Here the displacement of the accent onto an earlier lexical word arises not from the fact that some information is considered old but from the need to stress a contrast between two different things or groups of things. This is usually exemplified in sequences like the following:


(36) sound_loud_speaker My mother has a blue car (unmarked statement).

(37) sound_loud_speaker My mother has a blue car (not a red one).

(38) sound_loud_speaker My mother has a blue car (not my father).


In a situation where contrast is needed, the most likely way of expressing (38) in Spanish would be:

(39) La que tiene un coche azul es mi madre.

So again in Spanish there is a syntactic reorganization whereby the accented noun is placed at the end of the sentence.

And now, the naturally occurring examples.

(40) sound_loud_speaker And partly the idea is that these are working-class people who when they get money spend it without the taste and discretion of middle-class people (Owen Jones; Sheffield, South Yorkshire, UK).
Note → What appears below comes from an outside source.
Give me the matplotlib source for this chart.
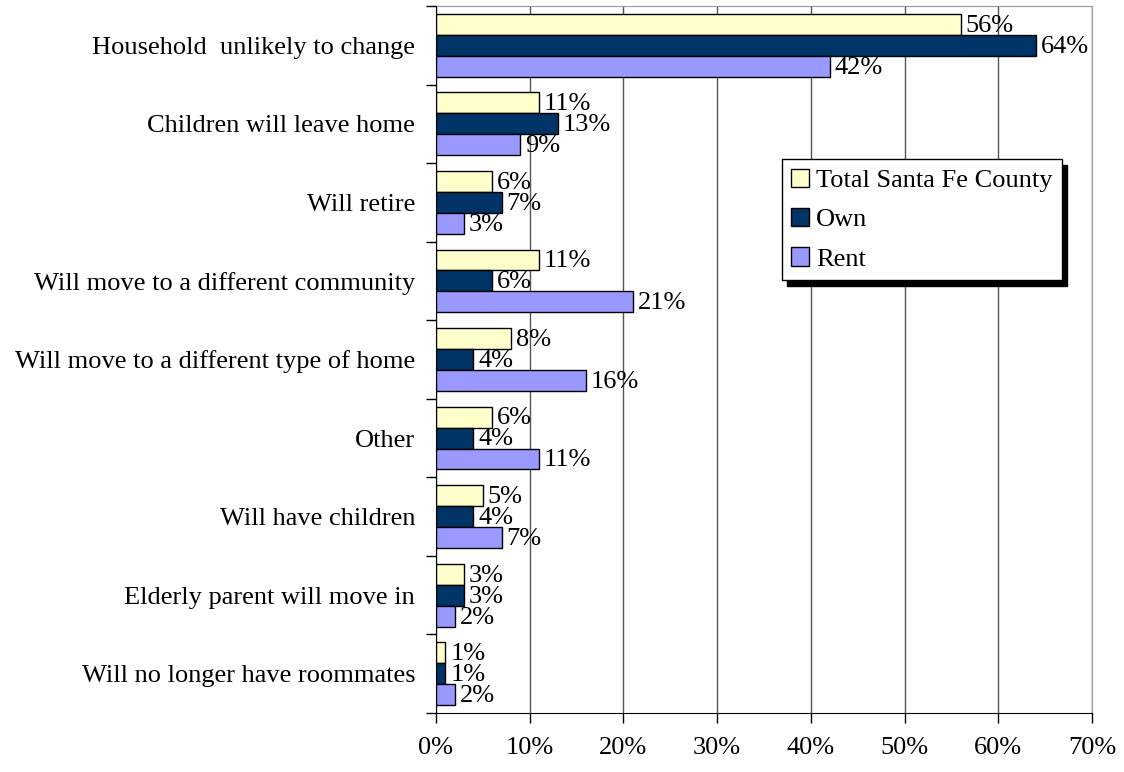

(41) sound_loud_speaker So, in one focus group there is two single mums who were on benefits, and in another there was a guy who was on long term incapacity benefits (Owen Jones; Sheffield, South Yorkshire, UK).

In both cases Owen Jones is opposing two discrete elements: working-class people versus middle-class people in (40) and benefits given to single mothers an benefits given on grounds of incapacity in (41).

Here is a slightly different example, where an interesting nuance can be highlighted.

(42) sound_loud_speaker who is the kind of object of knowledge, if you like, and who’s the subject of knowledge (Imogen Tyler, Lancaster University)


Imogen Tyler deaccents the repeated item, knowledge, on both occasions. As Wells (2006) explains, this implies that the speaker has to think ahead. The contrast between the two opposing categories comes across even more clearly.

And now the Crane brothers again. Niles wants to differentiate himself from Frasier on the phone and does it in the most simple, traditional and effective way in English: he deaccents his surname and displace the focus of the IP onto his first name.

(43) This is doctor Niles Crane (David Hyde Pierce; New York, US. Frasier. Season 1. Dinner at Eight).

It is difficult to imagine a Spanish equivalent to so elegant a solution. A Spanish version of it would probably involve a cumbersome explanation of family relationships.